### WHAT THE TASK REQUIRES
All the data below goes into the copy word for word, but the pictures don't.

================

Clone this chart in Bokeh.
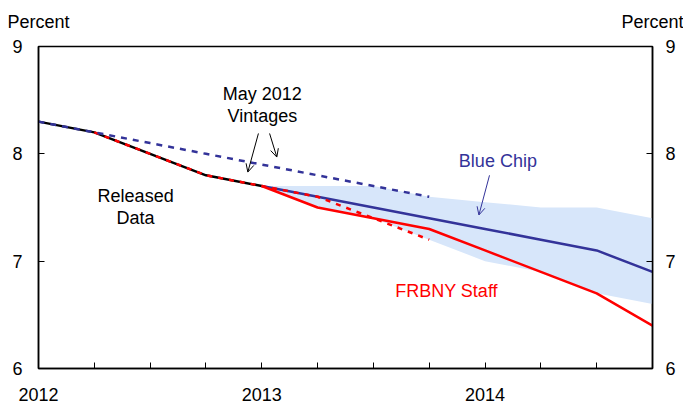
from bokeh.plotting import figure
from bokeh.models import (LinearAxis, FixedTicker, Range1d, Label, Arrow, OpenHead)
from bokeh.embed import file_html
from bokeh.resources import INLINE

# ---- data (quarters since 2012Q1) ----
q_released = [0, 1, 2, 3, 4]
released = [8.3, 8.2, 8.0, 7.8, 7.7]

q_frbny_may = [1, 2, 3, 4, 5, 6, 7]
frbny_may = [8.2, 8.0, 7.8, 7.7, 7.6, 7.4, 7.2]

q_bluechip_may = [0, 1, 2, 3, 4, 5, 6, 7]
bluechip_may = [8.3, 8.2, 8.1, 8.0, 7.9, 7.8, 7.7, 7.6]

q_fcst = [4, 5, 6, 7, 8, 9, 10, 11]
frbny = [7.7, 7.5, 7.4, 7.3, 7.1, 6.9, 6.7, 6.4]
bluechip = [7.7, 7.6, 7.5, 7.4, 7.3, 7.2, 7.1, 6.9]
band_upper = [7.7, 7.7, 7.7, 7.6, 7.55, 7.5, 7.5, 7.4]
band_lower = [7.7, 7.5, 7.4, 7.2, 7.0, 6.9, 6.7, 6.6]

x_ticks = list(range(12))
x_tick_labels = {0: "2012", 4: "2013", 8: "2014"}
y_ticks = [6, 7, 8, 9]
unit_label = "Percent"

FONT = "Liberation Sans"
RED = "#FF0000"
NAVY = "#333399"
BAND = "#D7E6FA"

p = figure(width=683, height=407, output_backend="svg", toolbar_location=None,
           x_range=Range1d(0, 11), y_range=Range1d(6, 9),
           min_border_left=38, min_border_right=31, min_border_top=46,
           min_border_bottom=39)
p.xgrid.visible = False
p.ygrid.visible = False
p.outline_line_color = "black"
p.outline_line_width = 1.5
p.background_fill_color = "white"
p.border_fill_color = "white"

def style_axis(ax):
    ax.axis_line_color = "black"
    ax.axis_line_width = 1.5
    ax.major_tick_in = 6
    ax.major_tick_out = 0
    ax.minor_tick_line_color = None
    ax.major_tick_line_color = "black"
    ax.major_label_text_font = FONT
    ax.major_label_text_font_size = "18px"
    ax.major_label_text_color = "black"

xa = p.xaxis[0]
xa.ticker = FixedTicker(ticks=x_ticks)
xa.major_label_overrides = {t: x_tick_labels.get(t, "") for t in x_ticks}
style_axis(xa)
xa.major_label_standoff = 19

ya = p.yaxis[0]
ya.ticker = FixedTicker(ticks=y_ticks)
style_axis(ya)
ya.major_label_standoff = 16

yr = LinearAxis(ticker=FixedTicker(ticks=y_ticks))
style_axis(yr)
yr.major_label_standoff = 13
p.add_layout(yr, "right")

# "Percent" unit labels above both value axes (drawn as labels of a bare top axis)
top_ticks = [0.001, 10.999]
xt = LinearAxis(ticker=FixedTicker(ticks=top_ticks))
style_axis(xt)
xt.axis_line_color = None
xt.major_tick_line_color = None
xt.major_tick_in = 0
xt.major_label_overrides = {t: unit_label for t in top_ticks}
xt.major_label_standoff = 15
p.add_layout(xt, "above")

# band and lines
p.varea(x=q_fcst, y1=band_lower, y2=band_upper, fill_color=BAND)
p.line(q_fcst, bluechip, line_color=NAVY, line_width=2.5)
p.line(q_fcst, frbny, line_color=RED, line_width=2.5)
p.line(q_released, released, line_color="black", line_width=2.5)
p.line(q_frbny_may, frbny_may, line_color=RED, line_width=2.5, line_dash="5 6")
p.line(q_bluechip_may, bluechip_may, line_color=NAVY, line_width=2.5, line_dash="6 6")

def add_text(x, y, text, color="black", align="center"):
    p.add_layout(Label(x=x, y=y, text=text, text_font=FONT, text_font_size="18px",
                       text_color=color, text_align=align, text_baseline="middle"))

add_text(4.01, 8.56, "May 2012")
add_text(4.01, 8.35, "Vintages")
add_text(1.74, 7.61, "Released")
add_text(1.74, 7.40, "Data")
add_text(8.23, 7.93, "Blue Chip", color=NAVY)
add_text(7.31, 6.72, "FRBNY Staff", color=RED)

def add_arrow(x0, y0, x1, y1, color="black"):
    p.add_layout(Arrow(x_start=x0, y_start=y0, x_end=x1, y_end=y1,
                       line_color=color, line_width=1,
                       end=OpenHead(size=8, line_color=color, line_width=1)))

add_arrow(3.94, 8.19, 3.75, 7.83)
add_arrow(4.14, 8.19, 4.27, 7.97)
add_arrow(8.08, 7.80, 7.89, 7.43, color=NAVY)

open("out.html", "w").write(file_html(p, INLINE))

================

### TASK RESULT
Clone this chart in Bokeh.
from bokeh.plotting import figure
from bokeh.models import (LinearAxis, FixedTicker, Range1d, Label, Arrow, OpenHead)
from bokeh.embed import file_html
from bokeh.resources import INLINE

# ---- data (quarters since 2012Q1) ----
q_released = [0, 1, 2, 3, 4]
released = [8.3, 8.2, 8.0, 7.8, 7.7]

q_frbny_may = [1, 2, 3, 4, 5, 6, 7]
frbny_may = [8.2, 8.0, 7.8, 7.7, 7.6, 7.4, 7.2]

q_bluechip_may = [0, 1, 2, 3, 4, 5, 6, 7]
bluechip_may = [8.3, 8.2, 8.1, 8.0, 7.9, 7.8, 7.7, 7.6]

q_fcst = [4, 5, 6, 7, 8, 9, 10, 11]
frbny = [7.7, 7.5, 7.4, 7.3, 7.1, 6.9, 6.7, 6.4]
bluechip = [7.7, 7.6, 7.5, 7.4, 7.3, 7.2, 7.1, 6.9]
band_upper = [7.7, 7.7, 7.7, 7.6, 7.55, 7.5, 7.5, 7.4]
band_lower = [7.7, 7.5, 7.4, 7.2, 7.0, 6.9, 6.7, 6.6]

x_ticks = list(range(12))
x_tick_labels = {0: "2012", 4: "2013", 8: "2014"}
y_ticks = [6, 7, 8, 9]
unit_label = "Percent"

FONT = "Liberation Sans"
RED = "#FF0000"
NAVY = "#333399"
BAND = "#D7E6FA"

p = figure(width=683, height=407, output_backend="svg", toolbar_location=None,
           x_range=Range1d(0, 11), y_range=Range1d(6, 9),
           min_border_left=38, min_border_right=31, min_border_top=46,
           min_border_bottom=39)
p.xgrid.visible = False
p.ygrid.visible = False
p.outline_line_color = "black"
p.outline_line_width = 1.5
p.background_fill_color = "white"
p.border_fill_color = "white"

def style_axis(ax):
    ax.axis_line_color = "black"
    ax.axis_line_width = 1.5
    ax.major_tick_in = 6
    ax.major_tick_out = 0
    ax.minor_tick_line_color = None
    ax.major_tick_line_color = "black"
    ax.major_label_text_font = FONT
    ax.major_label_text_font_size = "18px"
    ax.major_label_text_color = "black"

xa = p.xaxis[0]
xa.ticker = FixedTicker(ticks=x_ticks)
xa.major_label_overrides = {t: x_tick_labels.get(t, "") for t in x_ticks}
style_axis(xa)
xa.major_label_standoff = 19

ya = p.yaxis[0]
ya.ticker = FixedTicker(ticks=y_ticks)
style_axis(ya)
ya.major_label_standoff = 16

yr = LinearAxis(ticker=FixedTicker(ticks=y_ticks))
style_axis(yr)
yr.major_label_standoff = 13
p.add_layout(yr, "right")

# "Percent" unit labels above both value axes (drawn as labels of a bare top axis)
top_ticks = [0.001, 10.999]
xt = LinearAxis(ticker=FixedTicker(ticks=top_ticks))
style_axis(xt)
xt.axis_line_color = None
xt.major_tick_line_color = None
xt.major_tick_in = 0
xt.major_label_overrides = {t: unit_label for t in top_ticks}
xt.major_label_standoff = 15
p.add_layout(xt, "above")

# band and lines
p.varea(x=q_fcst, y1=band_lower, y2=band_upper, fill_color=BAND)
p.line(q_fcst, bluechip, line_color=NAVY, line_width=2.5)
p.line(q_fcst, frbny, line_color=RED, line_width=2.5)
p.line(q_released, released, line_color="black", line_width=2.5)
p.line(q_frbny_may, frbny_may, line_color=RED, line_width=2.5, line_dash="5 6")
p.line(q_bluechip_may, bluechip_may, line_color=NAVY, line_width=2.5, line_dash="6 6")

def add_text(x, y, text, color="black", align="center"):
    p.add_layout(Label(x=x, y=y, text=text, text_font=FONT, text_font_size="18px",
                       text_color=color, text_align=align, text_baseline="middle"))

add_text(4.01, 8.56, "May 2012")
add_text(4.01, 8.35, "Vintages")
add_text(1.74, 7.61, "Released")
add_text(1.74, 7.40, "Data")
add_text(8.23, 7.93, "Blue Chip", color=NAVY)
add_text(7.31, 6.72, "FRBNY Staff", color=RED)

def add_arrow(x0, y0, x1, y1, color="black"):
    p.add_layout(Arrow(x_start=x0, y_start=y0, x_end=x1, y_end=y1,
                       line_color=color, line_width=1,
                       end=OpenHead(size=8, line_color=color, line_width=1)))

add_arrow(3.94, 8.19, 3.75, 7.83)
add_arrow(4.14, 8.19, 4.27, 7.97)
add_arrow(8.08, 7.80, 7.89, 7.43, color=NAVY)

open("out.html", "w").write(file_html(p, INLINE))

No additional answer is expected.